Jem is a suburban mall in Jurong East, Singapore. The mall is directly connected to Jurong East MRT station and close to Jurong East Bus Interchange. It is also located adjacent to another mall, Westgate.

==Overview==
Jem is Singapore's third-largest suburban mall housing 241 shop units with over 818,000 square feet of retail space across six levels. Jem's name is an abbreviation of its original name, Jurong East Mall, and is a wordplay reference of the mall as the "crown jewel" of Jurong and western Singapore.

The mall is directly connected to the Jurong East MRT interchange station and located at the junction of Jurong Gateway Road and Boon Lay Way. It is also connected to another mall named Westgate.

==History==
Jem's official opening was initially planned to be on 11 June 2013. Due to initial tenancy issues, the opening of the mall was delayed. On 15 June 2013, Jem finally opened and attracted more than 10,000 shoppers at the time of the opening.

In August 2020, anchor tenant Robinsons was closed down and replaced by IKEA in 2021. As the first small-format IKEA store in Southeast Asia, this outlet will not include a children's playground and built-in warehouse. The outlet opened on 29 April 2021 at 10am.

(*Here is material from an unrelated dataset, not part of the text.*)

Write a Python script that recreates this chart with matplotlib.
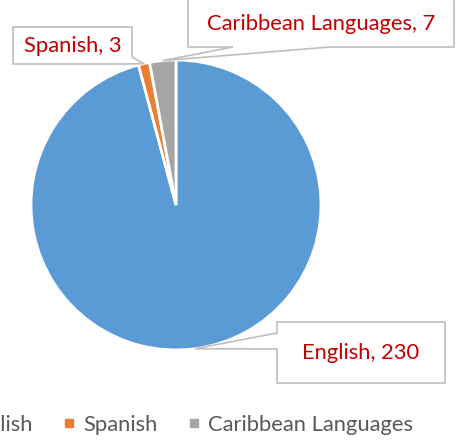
import numpy as np
import matplotlib
matplotlib.use("Agg")
import matplotlib.pyplot as plt
from matplotlib.patches import Polygon
from matplotlib.lines import Line2D

# data
languages = ["English", "Spanish", "Caribbean Languages"]
speakers = [230, 3, 7]
colors = ["#5B9BD5", "#ED7D31", "#A5A5A5"]

W, H = 457, 440
plt.rcParams['font.family'] = ['Lato', 'DejaVu Sans']

fig = plt.figure(figsize=(W / 100, H / 100), dpi=100)

# pie placed in pixel terms (y measured from top of image)
cx, cy, r = 176, 205, 145
ax = fig.add_axes([(cx - r) / W, (H - cy - r) / H, 2 * r / W, 2 * r / H])
wedges, _ = ax.pie(speakers, colors=colors, startangle=90, counterclock=False,
                   radius=1, wedgeprops=dict(edgecolor="white", linewidth=2))
ax.set_xlim(-1, 1)
ax.set_ylim(-1, 1)
ax.axis("off")


def img2fig(x, y):
    return (x / W, 1 - y / H)


def slice_tip(w):
    mid = np.deg2rad((w.theta1 + w.theta2) / 2)
    p = ax.transData.transform((np.cos(mid) * w.r, np.sin(mid) * w.r))
    return fig.transFigure.inverted().transform(p)


# callout boxes: (left, top, right, bottom) in image px, and where the pointer
# leaves the box outline
boxes = {
    "English": dict(box=(277, 322, 445, 383), side="left", base=(349, 333)),
    "Spanish": dict(box=(13, 27, 132, 64), side="corner", base=(57, 128)),
    "Caribbean Languages": dict(box=(188, -5, 454, 47), side="bottom", base=(330, 233)),
}

for w, name, val in zip(wedges, languages, speakers):
    b = boxes[name]
    x0, y0, x1, y1 = b["box"]
    tip = slice_tip(w)
    if b["side"] == "bottom":
        pts = [img2fig(x0, y0), img2fig(x1, y0), img2fig(x1, y1),
               img2fig(b["base"][0], y1), tip, img2fig(b["base"][1], y1),
               img2fig(x0, y1)]
    elif b["side"] == "left":
        pts = [img2fig(x0, y0), img2fig(x1, y0), img2fig(x1, y1),
               img2fig(x0, y1), img2fig(x0, b["base"][0]), tip,
               img2fig(x0, b["base"][1])]
    else:
        pts = [img2fig(x0, y0), img2fig(x1, y0), img2fig(x1, b["base"][0]),
               tip, img2fig(b["base"][1], y1), img2fig(x0, y1)]
    fig.add_artist(Polygon(pts, closed=True, transform=fig.transFigure,
                           facecolor="white", edgecolor="#BFBFBF", linewidth=1.2,
                           joinstyle="miter", zorder=3))
    tx, ty = img2fig((x0 + x1) / 2, (max(y0, 0) + y1) / 2)
    fig.text(tx, ty, f"{name}, {val}", color="#C00000", fontsize=15.8,
             ha="center", va="center", zorder=4)

handles = [Line2D([], [], linestyle="none", marker="s", markersize=5.5,
                  markerfacecolor=c, markeredgecolor=c) for c in colors]
fig.legend(handles, languages, loc="center", bbox_to_anchor=(179 / W, 1 - 425 / H),
           ncol=3, frameon=False, fontsize=15.8, labelcolor="#595959",
           handlelength=0.5, handletextpad=0.4, columnspacing=1.4)

fig.savefig("out.png", dpi=100)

In March 2025, the 10-screen Cathay Cineplexes Jem was shuttered by the landlord due to rent arrears of S$4.3 million and also mentioned that a new tenant will be taking up its premises. Shaw Organisation and Lendlease announced that Shaw Theaters will replace Cathay Cineplexes, with official opening date currently undisclosed.

In August 2025, Lendlease Global Commercial REIT divested the office component of Jem to Keppel Ltd. for S$462 million. The 12-storey office block, comprising about 311,000 sq ft of net lettable area and fully leased to the Ministry of National Development, was acquired by funds under Keppel’s Sustainable Urban Renewal strategy.